Mengingat Indonesia telah mengalami hal serupa seperti Mesir pada tahun 1998-1999 saat jatuhnya Rezim Orde Baru, dimana saat itu, aparat keamanan secara brutal menembaki demonstrasi mahasiswa dalam Tragedi Trisakti, Tragedi Semanggi I dan II. Tidak dapat dipungkiri tragedi-tragedi tersebut menyimpan luka dan trauma yang mendalam hingga saat ini.
Oleh karena hal tersebut diatas, Yayasan Lembaga Bantuan Hukum Indonesia mendesak agar Presiden Susilo Bambang Yudhoyono sebagai Presiden Republik Indonesia dan Marty Natalegawa sebagai Menteri Luar Negeri Republik Indonesia mengeluarkan pernyataan mengecam pemerintah Mesir atas kekerasan yang dilakukan Militer Mesir terhadap para Demonstran.

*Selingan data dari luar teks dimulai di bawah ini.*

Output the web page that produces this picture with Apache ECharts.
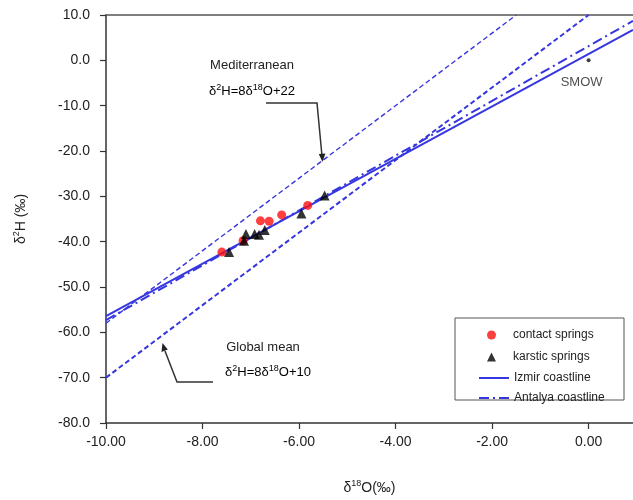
<!DOCTYPE html>
<html><head><meta charset="utf-8">
<script src="https://cdn.jsdelivr.net/npm/echarts@6/dist/echarts.min.js"></script>
<style>html,body{margin:0;padding:0;background:#fff}#c{width:633px;height:500px}</style>
</head><body><div id="c"></div>
<script>
// ---- data ----
const contactO = [-7.60, -7.16, -6.80, -6.62, -6.36, -5.82];
const contactH = [-42.3, -39.8, -35.4, -35.5, -34.1, -32.0];
const karsticO = [-7.45, -7.14, -7.10, -6.92, -6.83, -6.71, -5.95, -5.47];
const karsticH = [-42.3, -39.8, -38.3, -38.3, -38.5, -37.4, -33.8, -29.8];
const smowO = [0.0];
const smowH = [0.0];
// reference/regression line end points (δ18O, δ2H)
const medLineO = [-10, -1.5];
const medLineH = [-58, 10];
const globalLineO = [-10, 0];
const globalLineH = [-70, 10];
const izmirLineO = [-10, 0.92];
const izmirLineH = [-56.4, 6.7];
const antalyaLineO = [-10, 0.92];
const antalyaLineH = [-57.3, 8.7];
// axis ticks
const xTicks = [-10, -8, -6, -4, -2, 0];
const yTicks = [-80, -70, -60, -50, -40, -30, -20, -10, 0, 10];
const xMin = -10, xMax = 0.92, xStep = 2;
const yMin = -80, yMax = 10, yStep = 10;

const zip = (a, b) => a.map((v, i) => [v, b[i]]);
const FONT = 'Liberation Sans, Arial, sans-serif';
const BLUE = '#3636e0';

const chart = echarts.init(document.getElementById('c'));
const sup = {fontSize: 9, verticalAlign: 'top', lineHeight: 16, fontFamily: FONT, color: '#222'};
const nrm = {fontSize: 13, lineHeight: 16, fontFamily: FONT, color: '#222'};

chart.setOption({
  animation: false,
  backgroundColor: '#fff',
  grid: {left: 106, right: 0, top: 15, bottom: 75},
  xAxis: [{
    type: 'value', min: xMin, max: xMax, interval: xStep, position: 'bottom',
    splitLine: {show: false},
    axisLine: {onZero: false, lineStyle: {color: '#333', width: 1.5}},
    axisTick: {length: 6, customValues: xTicks, lineStyle: {color: '#333', width: 1.2}},
    axisLabel: {color: '#222', fontSize: 14, fontFamily: FONT, margin: 12, customValues: xTicks,
      formatter: v => v.toFixed(2)},
    name: '{n|δ}{s|18}{n|O(‰)}', nameLocation: 'middle', nameGap: 56,
    nameTextStyle: {rich: {n: {fontSize: 14, fontFamily: FONT, color: '#222', lineHeight: 18},
                           s: {fontSize: 9, fontFamily: FONT, color: '#222', verticalAlign: 'top', lineHeight: 18}}}
  }, {
    type: 'value', position: 'top', min: xMin, max: xMax,
    axisLine: {show: true, onZero: false, lineStyle: {color: '#555', width: 1.5}},
    axisTick: {show: false}, axisLabel: {show: false}, splitLine: {show: false}
  }],
  yAxis: {
    type: 'value', min: yMin, max: yMax, interval: yStep,
    splitLine: {show: false},
    axisLine: {show: true, onZero: false, lineStyle: {color: '#333', width: 1.5}},
    axisTick: {show: true, length: 6, customValues: yTicks, lineStyle: {color: '#333', width: 1.2}},
    axisLabel: {color: '#222', fontSize: 14, fontFamily: FONT, margin: 16, customValues: yTicks, formatter: v => v.toFixed(1)},
    name: '{n|δ}{s|2}{n|H (‰)}', nameLocation: 'middle', nameGap: 76, nameRotate: 90,
    nameTextStyle: {rich: {n: {fontSize: 14, fontFamily: FONT, color: '#222', lineHeight: 18},
                           s: {fontSize: 9, fontFamily: FONT, color: '#222', verticalAlign: 'top', lineHeight: 18}}}
  },
  legend: [{
    data: ['contact springs', 'karstic springs'],
    orient: 'vertical', left: 482, top: 323, itemWidth: 9, itemHeight: 9, itemGap: 8,
    symbolKeepAspect: true,
    textStyle: {fontSize: 12, fontFamily: FONT, color: '#222', lineHeight: 14, padding: [0, 0, 0, 12]}
  }, {
    data: [{name: 'Izmir coastline', itemStyle: {opacity: 0}},
           {name: 'Antalya coastline', itemStyle: {opacity: 0}}],
    orient: 'vertical', left: 473, top: 366, itemWidth: 30, itemHeight: 12, itemGap: 6,
    textStyle: {fontSize: 12, fontFamily: FONT, color: '#222', lineHeight: 14}
  }],
  series: [
    {name: 'Mediterranean', type: 'line', data: zip(medLineO, medLineH), showSymbol: false, symbol: 'none',
     lineStyle: {color: BLUE, width: 1.4, type: [5, 3]}, z: 2},
    {name: 'Global mean', type: 'line', data: zip(globalLineO, globalLineH), showSymbol: false, symbol: 'none',
     lineStyle: {color: BLUE, width: 2, type: [5, 3]}, z: 2},
    {name: 'Izmir coastline', type: 'line', data: zip(izmirLineO, izmirLineH), showSymbol: false, symbol: 'none',
     itemStyle: {color: BLUE}, lineStyle: {color: BLUE, width: 2}, z: 2},
    {name: 'Antalya coastline', type: 'line', data: zip(antalyaLineO, antalyaLineH), showSymbol: false, symbol: 'none',
     itemStyle: {color: BLUE}, lineStyle: {color: BLUE, width: 2, type: [10, 4, 2, 4]}, z: 2},
    {name: 'contact springs', type: 'scatter', data: zip(contactO, contactH), symbol: 'circle', symbolSize: 9,
     itemStyle: {color: '#ff1010'}, z: 4},
    {name: 'karstic springs', type: 'scatter', data: zip(karsticO, karsticH), symbol: 'triangle', symbolSize: 10,
     itemStyle: {color: '#000'}, z: 5},
    {name: 'SMOW', type: 'scatter', data: zip(smowO, smowH), symbol: 'circle', symbolSize: 4,
     itemStyle: {color: '#111'},
     label: {show: true, position: 'bottom', distance: 14, offset: [-7, 0], formatter: 'SMOW',
             fontSize: 13, fontFamily: FONT, color: '#222'}, z: 5}
  ],
  graphic: [
    {type: 'rect', shape: {x: 455, y: 318, width: 169, height: 82}, z: 3,
     style: {fill: '#fff', stroke: '#555', lineWidth: 1}},
    {type: 'text', x: 252, y: 65, z: 6, style: {text: 'Mediterranean', fontSize: 13, fontFamily: FONT, fill: '#222', align: 'center', verticalAlign: 'middle'}},
    {type: 'text', x: 252, y: 91, z: 6, style: {text: '{n|δ}{s|2}{n|H=8δ}{s|18}{n|O+22}', align: 'center', verticalAlign: 'middle', rich: {n: nrm, s: sup}}},
    {type: 'polyline', z: 6, shape: {points: [[266, 103], [317, 103], [322, 156]]}, style: {stroke: '#333', lineWidth: 1.5, fill: null}},
    {type: 'polygon', z: 6, shape: {points: [[322.4, 162], [318.8, 154], [325.4, 153.6]]}, style: {fill: '#222'}},
    {type: 'text', x: 263, y: 347, z: 6, style: {text: 'Global mean', fontSize: 13, fontFamily: FONT, fill: '#222', align: 'center', verticalAlign: 'middle'}},
    {type: 'text', x: 268, y: 372, z: 6, style: {text: '{n|δ}{s|2}{n|H=8δ}{s|18}{n|O+10}', align: 'center', verticalAlign: 'middle', rich: {n: nrm, s: sup}}},
    {type: 'polyline', z: 6, shape: {points: [[213, 382], [177, 382], [165, 351]]}, style: {stroke: '#333', lineWidth: 1.5, fill: null}},
    {type: 'polygon', z: 6, shape: {points: [[162.5, 343], [161.5, 352], [167.8, 349.6]]}, style: {fill: '#222'}}
  ]
});
</script></body></html>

"Pemerintah Republik Indonesia secara aktif mendorong Perserikatan Bangsa-bangsa untuk menyelidiki pelanggaran Hak Asasi Manusia yang terjadi di Mesir," kata Ketua Badan Pengurus Yayasan Lembaga Bantuan Hukum Indonesia, Alvon Kurnia Palma, S.H dalam keterangan tertulisnya, Sabtu (17/8/2013).
Selain itu, YLBHI juga meminta Pemerintah Indonesia sebagai anggota Organisasi Kerjasama Islam untuk berperan aktif bersama negara-negara anggota lainnya guna menyelesaikan konflik yang terjadi di Mesir.